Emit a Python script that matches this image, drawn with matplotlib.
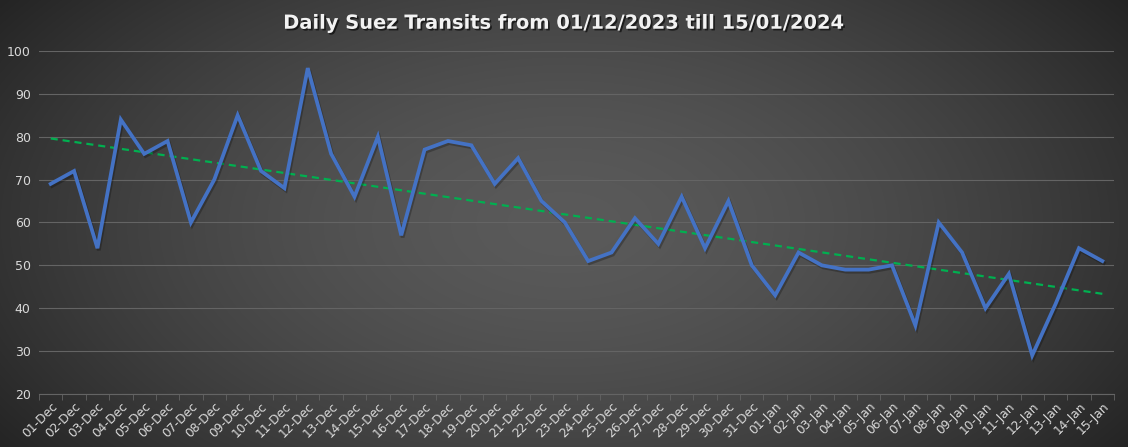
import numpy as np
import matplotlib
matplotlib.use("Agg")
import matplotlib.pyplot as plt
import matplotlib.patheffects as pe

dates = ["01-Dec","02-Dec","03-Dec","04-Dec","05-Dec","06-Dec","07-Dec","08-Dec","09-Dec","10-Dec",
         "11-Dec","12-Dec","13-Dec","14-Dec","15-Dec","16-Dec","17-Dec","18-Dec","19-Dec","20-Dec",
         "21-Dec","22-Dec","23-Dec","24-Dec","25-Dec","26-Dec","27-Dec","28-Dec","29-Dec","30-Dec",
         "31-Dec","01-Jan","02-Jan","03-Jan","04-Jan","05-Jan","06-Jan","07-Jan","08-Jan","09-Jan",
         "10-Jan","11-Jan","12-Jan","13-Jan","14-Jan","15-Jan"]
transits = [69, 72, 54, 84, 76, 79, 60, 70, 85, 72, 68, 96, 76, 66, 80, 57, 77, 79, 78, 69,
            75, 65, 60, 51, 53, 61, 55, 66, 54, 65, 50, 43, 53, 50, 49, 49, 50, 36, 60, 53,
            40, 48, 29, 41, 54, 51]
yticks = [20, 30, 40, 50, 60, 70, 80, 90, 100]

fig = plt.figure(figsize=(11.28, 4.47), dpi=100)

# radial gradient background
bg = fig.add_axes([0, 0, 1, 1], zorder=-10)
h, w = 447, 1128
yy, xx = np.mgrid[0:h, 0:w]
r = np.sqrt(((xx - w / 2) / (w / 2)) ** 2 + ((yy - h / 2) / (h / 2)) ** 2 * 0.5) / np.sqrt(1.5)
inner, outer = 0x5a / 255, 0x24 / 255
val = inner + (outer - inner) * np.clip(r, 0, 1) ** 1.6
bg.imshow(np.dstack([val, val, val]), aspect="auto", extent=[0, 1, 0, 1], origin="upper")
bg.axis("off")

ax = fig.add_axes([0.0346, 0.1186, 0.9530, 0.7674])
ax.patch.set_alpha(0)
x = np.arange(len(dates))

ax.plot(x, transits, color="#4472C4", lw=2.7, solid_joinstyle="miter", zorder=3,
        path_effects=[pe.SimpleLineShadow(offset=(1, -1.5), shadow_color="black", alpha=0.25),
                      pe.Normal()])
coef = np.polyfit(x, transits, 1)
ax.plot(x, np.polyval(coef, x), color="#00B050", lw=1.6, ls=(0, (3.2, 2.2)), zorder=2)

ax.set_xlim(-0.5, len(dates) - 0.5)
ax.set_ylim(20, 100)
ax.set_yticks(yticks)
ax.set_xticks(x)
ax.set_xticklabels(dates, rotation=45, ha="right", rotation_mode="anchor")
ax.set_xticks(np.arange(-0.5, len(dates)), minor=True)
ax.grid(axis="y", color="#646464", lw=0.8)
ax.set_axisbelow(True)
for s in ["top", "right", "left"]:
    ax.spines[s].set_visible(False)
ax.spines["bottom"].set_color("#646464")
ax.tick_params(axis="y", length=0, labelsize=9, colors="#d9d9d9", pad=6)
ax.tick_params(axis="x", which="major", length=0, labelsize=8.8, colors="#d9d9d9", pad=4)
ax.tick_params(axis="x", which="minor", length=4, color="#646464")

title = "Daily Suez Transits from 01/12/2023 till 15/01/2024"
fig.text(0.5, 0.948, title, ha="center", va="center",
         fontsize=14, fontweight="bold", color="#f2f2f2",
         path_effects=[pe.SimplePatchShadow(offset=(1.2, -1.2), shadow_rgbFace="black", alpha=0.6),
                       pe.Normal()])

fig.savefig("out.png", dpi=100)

-------

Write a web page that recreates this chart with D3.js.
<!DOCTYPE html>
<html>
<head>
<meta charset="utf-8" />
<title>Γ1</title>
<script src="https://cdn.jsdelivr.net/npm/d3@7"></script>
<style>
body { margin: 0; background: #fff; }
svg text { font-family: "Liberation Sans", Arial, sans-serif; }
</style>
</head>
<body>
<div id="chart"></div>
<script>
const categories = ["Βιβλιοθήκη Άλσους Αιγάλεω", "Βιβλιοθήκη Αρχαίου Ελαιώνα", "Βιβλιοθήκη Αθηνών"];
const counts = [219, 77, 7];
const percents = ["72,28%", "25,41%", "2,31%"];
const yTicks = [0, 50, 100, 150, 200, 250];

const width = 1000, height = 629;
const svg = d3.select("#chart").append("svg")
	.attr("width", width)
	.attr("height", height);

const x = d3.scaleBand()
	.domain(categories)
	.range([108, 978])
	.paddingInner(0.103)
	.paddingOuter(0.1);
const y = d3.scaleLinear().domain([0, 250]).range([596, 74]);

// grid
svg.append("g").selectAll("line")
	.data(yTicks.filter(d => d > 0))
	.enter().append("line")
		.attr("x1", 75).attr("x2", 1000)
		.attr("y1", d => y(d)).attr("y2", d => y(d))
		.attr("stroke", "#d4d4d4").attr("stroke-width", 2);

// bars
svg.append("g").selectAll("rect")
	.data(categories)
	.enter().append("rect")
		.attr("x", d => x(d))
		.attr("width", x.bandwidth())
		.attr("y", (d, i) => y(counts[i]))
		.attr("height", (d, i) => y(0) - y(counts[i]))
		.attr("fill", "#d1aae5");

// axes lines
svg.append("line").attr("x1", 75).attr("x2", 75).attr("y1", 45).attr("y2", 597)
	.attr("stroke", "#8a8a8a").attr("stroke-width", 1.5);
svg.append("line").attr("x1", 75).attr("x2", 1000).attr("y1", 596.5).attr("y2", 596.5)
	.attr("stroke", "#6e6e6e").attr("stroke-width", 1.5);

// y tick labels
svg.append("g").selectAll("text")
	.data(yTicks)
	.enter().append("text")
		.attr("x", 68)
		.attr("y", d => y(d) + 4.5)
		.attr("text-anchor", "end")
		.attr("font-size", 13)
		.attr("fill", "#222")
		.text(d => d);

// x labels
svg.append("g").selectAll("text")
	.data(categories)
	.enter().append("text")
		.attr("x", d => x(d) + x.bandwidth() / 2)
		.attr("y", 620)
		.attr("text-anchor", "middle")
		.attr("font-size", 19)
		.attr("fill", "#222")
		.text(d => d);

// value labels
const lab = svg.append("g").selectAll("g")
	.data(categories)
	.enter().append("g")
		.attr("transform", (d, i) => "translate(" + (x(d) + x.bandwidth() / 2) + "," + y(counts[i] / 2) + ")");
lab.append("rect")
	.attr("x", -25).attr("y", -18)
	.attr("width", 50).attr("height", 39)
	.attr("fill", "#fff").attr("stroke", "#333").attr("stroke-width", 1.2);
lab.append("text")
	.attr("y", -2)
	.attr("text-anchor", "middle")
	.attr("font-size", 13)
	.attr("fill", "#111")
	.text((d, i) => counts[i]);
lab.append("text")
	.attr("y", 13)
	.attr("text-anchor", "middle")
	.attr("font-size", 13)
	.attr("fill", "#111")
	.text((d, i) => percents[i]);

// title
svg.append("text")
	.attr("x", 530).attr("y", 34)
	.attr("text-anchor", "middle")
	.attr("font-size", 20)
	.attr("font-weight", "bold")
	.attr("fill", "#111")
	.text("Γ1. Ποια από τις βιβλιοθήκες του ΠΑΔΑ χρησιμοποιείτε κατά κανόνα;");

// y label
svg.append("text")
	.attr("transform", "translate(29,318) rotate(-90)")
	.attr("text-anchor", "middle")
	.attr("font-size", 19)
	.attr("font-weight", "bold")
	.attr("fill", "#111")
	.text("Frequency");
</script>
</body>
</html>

-------

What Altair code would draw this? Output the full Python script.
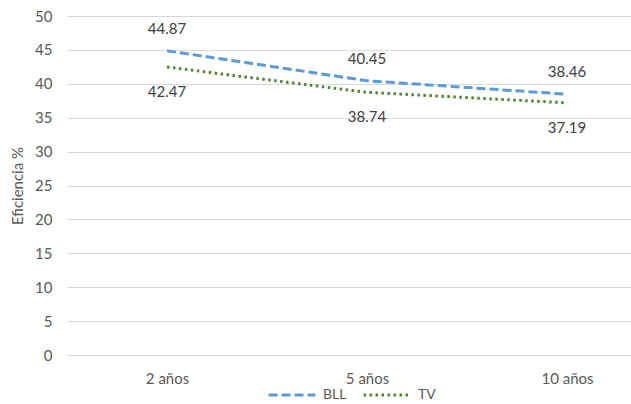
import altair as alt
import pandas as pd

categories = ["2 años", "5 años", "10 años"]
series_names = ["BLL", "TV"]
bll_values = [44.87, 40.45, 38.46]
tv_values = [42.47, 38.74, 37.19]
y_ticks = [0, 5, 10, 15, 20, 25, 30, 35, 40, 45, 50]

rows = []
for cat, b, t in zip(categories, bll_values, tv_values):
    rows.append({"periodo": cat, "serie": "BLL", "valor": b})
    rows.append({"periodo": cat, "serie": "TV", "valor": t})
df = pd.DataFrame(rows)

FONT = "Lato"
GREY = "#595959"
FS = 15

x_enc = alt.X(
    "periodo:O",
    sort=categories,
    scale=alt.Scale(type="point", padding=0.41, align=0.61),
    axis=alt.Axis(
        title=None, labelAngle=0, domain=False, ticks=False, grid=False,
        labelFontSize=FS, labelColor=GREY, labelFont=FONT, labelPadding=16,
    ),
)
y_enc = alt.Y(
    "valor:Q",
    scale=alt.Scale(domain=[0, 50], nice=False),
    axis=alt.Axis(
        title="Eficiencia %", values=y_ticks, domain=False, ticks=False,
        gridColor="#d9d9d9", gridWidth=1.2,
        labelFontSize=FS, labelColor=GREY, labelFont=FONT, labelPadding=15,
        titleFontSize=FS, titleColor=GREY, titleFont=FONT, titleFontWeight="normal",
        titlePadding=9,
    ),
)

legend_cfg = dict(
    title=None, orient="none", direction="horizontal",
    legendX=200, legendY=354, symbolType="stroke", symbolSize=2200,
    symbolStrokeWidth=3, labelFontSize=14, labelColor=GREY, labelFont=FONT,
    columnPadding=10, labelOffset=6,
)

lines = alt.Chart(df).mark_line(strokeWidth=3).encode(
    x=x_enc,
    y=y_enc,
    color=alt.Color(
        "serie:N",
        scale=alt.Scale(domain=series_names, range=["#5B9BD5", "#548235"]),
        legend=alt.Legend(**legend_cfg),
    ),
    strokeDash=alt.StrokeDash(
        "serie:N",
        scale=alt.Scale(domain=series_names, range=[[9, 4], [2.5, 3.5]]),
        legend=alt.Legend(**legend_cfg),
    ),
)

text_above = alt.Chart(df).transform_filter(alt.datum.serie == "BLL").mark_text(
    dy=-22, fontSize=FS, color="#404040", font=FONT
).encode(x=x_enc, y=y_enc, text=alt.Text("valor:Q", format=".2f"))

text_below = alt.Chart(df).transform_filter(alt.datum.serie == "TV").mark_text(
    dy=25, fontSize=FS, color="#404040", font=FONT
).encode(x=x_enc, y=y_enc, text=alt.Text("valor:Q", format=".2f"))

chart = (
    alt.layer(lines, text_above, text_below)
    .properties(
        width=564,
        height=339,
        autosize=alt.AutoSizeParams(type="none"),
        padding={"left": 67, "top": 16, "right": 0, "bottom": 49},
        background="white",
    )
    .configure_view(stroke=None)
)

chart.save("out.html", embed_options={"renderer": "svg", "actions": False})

-------

- **What the task asks**: Filter the entries above down to the lines containing the word "with".

- **Exercise response**:
Emit a Python script that matches this image, drawn with matplotlib.
Write a web page that recreates this chart with D3.js.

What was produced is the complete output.